[START SUPPLIED DATA]
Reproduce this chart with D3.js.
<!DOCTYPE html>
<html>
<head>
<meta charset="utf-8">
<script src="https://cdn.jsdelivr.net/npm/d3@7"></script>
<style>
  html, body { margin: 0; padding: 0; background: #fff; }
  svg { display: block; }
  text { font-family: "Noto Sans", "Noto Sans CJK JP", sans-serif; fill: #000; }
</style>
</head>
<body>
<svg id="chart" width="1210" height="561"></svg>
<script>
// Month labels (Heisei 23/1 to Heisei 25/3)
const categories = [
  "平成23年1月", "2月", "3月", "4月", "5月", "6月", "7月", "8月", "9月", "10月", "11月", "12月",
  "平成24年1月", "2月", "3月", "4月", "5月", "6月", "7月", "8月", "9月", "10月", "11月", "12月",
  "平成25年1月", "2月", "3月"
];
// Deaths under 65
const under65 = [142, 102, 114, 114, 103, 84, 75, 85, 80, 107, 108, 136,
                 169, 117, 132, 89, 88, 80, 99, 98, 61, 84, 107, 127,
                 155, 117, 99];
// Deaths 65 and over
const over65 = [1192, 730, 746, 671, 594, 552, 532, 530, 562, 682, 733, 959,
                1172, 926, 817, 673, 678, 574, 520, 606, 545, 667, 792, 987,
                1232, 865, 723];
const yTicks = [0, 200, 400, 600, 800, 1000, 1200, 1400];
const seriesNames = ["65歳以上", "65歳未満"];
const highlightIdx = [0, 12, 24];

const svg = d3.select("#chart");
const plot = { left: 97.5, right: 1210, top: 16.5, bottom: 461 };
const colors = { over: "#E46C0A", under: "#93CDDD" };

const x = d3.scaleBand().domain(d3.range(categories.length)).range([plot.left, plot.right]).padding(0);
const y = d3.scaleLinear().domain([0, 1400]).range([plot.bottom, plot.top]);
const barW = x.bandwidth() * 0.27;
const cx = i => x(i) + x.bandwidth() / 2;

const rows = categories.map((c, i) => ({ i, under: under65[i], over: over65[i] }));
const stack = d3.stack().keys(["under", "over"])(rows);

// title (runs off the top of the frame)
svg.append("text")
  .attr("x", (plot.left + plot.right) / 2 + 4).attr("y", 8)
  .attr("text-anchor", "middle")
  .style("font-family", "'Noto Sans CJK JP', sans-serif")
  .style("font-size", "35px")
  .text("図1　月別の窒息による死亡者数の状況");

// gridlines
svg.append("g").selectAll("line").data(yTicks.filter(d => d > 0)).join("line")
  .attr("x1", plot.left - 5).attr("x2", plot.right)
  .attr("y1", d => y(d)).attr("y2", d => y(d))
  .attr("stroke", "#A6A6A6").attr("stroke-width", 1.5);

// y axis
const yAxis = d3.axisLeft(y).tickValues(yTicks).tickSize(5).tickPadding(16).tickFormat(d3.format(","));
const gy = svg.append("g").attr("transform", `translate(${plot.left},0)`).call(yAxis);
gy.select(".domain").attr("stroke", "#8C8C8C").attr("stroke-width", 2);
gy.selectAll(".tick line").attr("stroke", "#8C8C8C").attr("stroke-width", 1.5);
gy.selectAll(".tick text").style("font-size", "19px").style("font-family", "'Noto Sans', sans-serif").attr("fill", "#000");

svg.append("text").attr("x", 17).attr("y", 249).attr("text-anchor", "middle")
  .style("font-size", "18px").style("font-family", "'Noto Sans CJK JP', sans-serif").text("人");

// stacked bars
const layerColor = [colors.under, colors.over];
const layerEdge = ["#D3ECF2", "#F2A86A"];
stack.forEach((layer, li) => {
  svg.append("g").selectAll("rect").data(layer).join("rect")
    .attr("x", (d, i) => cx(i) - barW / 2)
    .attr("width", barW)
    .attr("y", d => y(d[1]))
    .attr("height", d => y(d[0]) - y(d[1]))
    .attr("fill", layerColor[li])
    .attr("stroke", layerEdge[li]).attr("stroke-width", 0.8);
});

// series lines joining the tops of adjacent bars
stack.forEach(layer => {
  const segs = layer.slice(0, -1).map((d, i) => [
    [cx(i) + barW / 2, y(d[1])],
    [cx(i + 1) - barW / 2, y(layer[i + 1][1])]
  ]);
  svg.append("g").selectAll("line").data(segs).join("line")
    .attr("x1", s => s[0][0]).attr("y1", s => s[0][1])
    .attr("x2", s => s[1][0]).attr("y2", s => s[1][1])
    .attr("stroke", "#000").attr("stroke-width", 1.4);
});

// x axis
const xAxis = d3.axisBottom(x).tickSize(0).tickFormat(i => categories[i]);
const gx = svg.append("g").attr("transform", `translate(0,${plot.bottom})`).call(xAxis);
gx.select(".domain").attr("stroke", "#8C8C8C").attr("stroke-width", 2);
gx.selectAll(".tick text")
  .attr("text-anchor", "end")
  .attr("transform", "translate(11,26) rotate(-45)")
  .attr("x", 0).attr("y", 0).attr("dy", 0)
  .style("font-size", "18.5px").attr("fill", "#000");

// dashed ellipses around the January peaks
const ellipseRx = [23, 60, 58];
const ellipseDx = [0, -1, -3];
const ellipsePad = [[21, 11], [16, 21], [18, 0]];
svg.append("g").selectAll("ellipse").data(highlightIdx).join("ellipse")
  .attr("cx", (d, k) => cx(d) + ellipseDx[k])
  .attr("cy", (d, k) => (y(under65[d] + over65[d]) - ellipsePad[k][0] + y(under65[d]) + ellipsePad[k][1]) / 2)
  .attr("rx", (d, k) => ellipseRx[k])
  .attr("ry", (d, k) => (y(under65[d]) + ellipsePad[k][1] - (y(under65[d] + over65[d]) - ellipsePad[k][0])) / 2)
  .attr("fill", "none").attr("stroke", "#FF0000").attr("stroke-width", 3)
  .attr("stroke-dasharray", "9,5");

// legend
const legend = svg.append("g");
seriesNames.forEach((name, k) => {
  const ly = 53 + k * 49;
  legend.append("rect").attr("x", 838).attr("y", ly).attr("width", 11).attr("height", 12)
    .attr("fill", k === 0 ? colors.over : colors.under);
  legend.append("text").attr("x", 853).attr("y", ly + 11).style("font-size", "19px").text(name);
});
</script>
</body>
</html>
[END SUPPLIED DATA]
TASK TO COMPLETE
Make an exact copy of the material above.

REPLY
Reproduce this chart with D3.js.
<!DOCTYPE html>
<html>
<head>
<meta charset="utf-8">
<script src="https://cdn.jsdelivr.net/npm/d3@7"></script>
<style>
  html, body { margin: 0; padding: 0; background: #fff; }
  svg { display: block; }
  text { font-family: "Noto Sans", "Noto Sans CJK JP", sans-serif; fill: #000; }
</style>
</head>
<body>
<svg id="chart" width="1210" height="561"></svg>
<script>
// Month labels (Heisei 23/1 to Heisei 25/3)
const categories = [
  "平成23年1月", "2月", "3月", "4月", "5月", "6月", "7月", "8月", "9月", "10月", "11月", "12月",
  "平成24年1月", "2月", "3月", "4月", "5月", "6月", "7月", "8月", "9月", "10月", "11月", "12月",
  "平成25年1月", "2月", "3月"
];
// Deaths under 65
const under65 = [142, 102, 114, 114, 103, 84, 75, 85, 80, 107, 108, 136,
                 169, 117, 132, 89, 88, 80, 99, 98, 61, 84, 107, 127,
                 155, 117, 99];
// Deaths 65 and over
const over65 = [1192, 730, 746, 671, 594, 552, 532, 530, 562, 682, 733, 959,
                1172, 926, 817, 673, 678, 574, 520, 606, 545, 667, 792, 987,
                1232, 865, 723];
const yTicks = [0, 200, 400, 600, 800, 1000, 1200, 1400];
const seriesNames = ["65歳以上", "65歳未満"];
const highlightIdx = [0, 12, 24];

const svg = d3.select("#chart");
const plot = { left: 97.5, right: 1210, top: 16.5, bottom: 461 };
const colors = { over: "#E46C0A", under: "#93CDDD" };

const x = d3.scaleBand().domain(d3.range(categories.length)).range([plot.left, plot.right]).padding(0);
const y = d3.scaleLinear().domain([0, 1400]).range([plot.bottom, plot.top]);
const barW = x.bandwidth() * 0.27;
const cx = i => x(i) + x.bandwidth() / 2;

const rows = categories.map((c, i) => ({ i, under: under65[i], over: over65[i] }));
const stack = d3.stack().keys(["under", "over"])(rows);

// title (runs off the top of the frame)
svg.append("text")
  .attr("x", (plot.left + plot.right) / 2 + 4).attr("y", 8)
  .attr("text-anchor", "middle")
  .style("font-family", "'Noto Sans CJK JP', sans-serif")
  .style("font-size", "35px")
  .text("図1　月別の窒息による死亡者数の状況");

// gridlines
svg.append("g").selectAll("line").data(yTicks.filter(d => d > 0)).join("line")
  .attr("x1", plot.left - 5).attr("x2", plot.right)
  .attr("y1", d => y(d)).attr("y2", d => y(d))
  .attr("stroke", "#A6A6A6").attr("stroke-width", 1.5);

// y axis
const yAxis = d3.axisLeft(y).tickValues(yTicks).tickSize(5).tickPadding(16).tickFormat(d3.format(","));
const gy = svg.append("g").attr("transform", `translate(${plot.left},0)`).call(yAxis);
gy.select(".domain").attr("stroke", "#8C8C8C").attr("stroke-width", 2);
gy.selectAll(".tick line").attr("stroke", "#8C8C8C").attr("stroke-width", 1.5);
gy.selectAll(".tick text").style("font-size", "19px").style("font-family", "'Noto Sans', sans-serif").attr("fill", "#000");

svg.append("text").attr("x", 17).attr("y", 249).attr("text-anchor", "middle")
  .style("font-size", "18px").style("font-family", "'Noto Sans CJK JP', sans-serif").text("人");

// stacked bars
const layerColor = [colors.under, colors.over];
const layerEdge = ["#D3ECF2", "#F2A86A"];
stack.forEach((layer, li) => {
  svg.append("g").selectAll("rect").data(layer).join("rect")
    .attr("x", (d, i) => cx(i) - barW / 2)
    .attr("width", barW)
    .attr("y", d => y(d[1]))
    .attr("height", d => y(d[0]) - y(d[1]))
    .attr("fill", layerColor[li])
    .attr("stroke", layerEdge[li]).attr("stroke-width", 0.8);
});

// series lines joining the tops of adjacent bars
stack.forEach(layer => {
  const segs = layer.slice(0, -1).map((d, i) => [
    [cx(i) + barW / 2, y(d[1])],
    [cx(i + 1) - barW / 2, y(layer[i + 1][1])]
  ]);
  svg.append("g").selectAll("line").data(segs).join("line")
    .attr("x1", s => s[0][0]).attr("y1", s => s[0][1])
    .attr("x2", s => s[1][0]).attr("y2", s => s[1][1])
    .attr("stroke", "#000").attr("stroke-width", 1.4);
});

// x axis
const xAxis = d3.axisBottom(x).tickSize(0).tickFormat(i => categories[i]);
const gx = svg.append("g").attr("transform", `translate(0,${plot.bottom})`).call(xAxis);
gx.select(".domain").attr("stroke", "#8C8C8C").attr("stroke-width", 2);
gx.selectAll(".tick text")
  .attr("text-anchor", "end")
  .attr("transform", "translate(11,26) rotate(-45)")
  .attr("x", 0).attr("y", 0).attr("dy", 0)
  .style("font-size", "18.5px").attr("fill", "#000");

// dashed ellipses around the January peaks
const ellipseRx = [23, 60, 58];
const ellipseDx = [0, -1, -3];
const ellipsePad = [[21, 11], [16, 21], [18, 0]];
svg.append("g").selectAll("ellipse").data(highlightIdx).join("ellipse")
  .attr("cx", (d, k) => cx(d) + ellipseDx[k])
  .attr("cy", (d, k) => (y(under65[d] + over65[d]) - ellipsePad[k][0] + y(under65[d]) + ellipsePad[k][1]) / 2)
  .attr("rx", (d, k) => ellipseRx[k])
  .attr("ry", (d, k) => (y(under65[d]) + ellipsePad[k][1] - (y(under65[d] + over65[d]) - ellipsePad[k][0])) / 2)
  .attr("fill", "none").attr("stroke", "#FF0000").attr("stroke-width", 3)
  .attr("stroke-dasharray", "9,5");

// legend
const legend = svg.append("g");
seriesNames.forEach((name, k) => {
  const ly = 53 + k * 49;
  legend.append("rect").attr("x", 838).attr("y", ly).attr("width", 11).attr("height", 12)
    .attr("fill", k === 0 ? colors.over : colors.under);
  legend.append("text").attr("x", 853).attr("y", ly + 11).style("font-size", "19px").text(name);
});
</script>
</body>
</html>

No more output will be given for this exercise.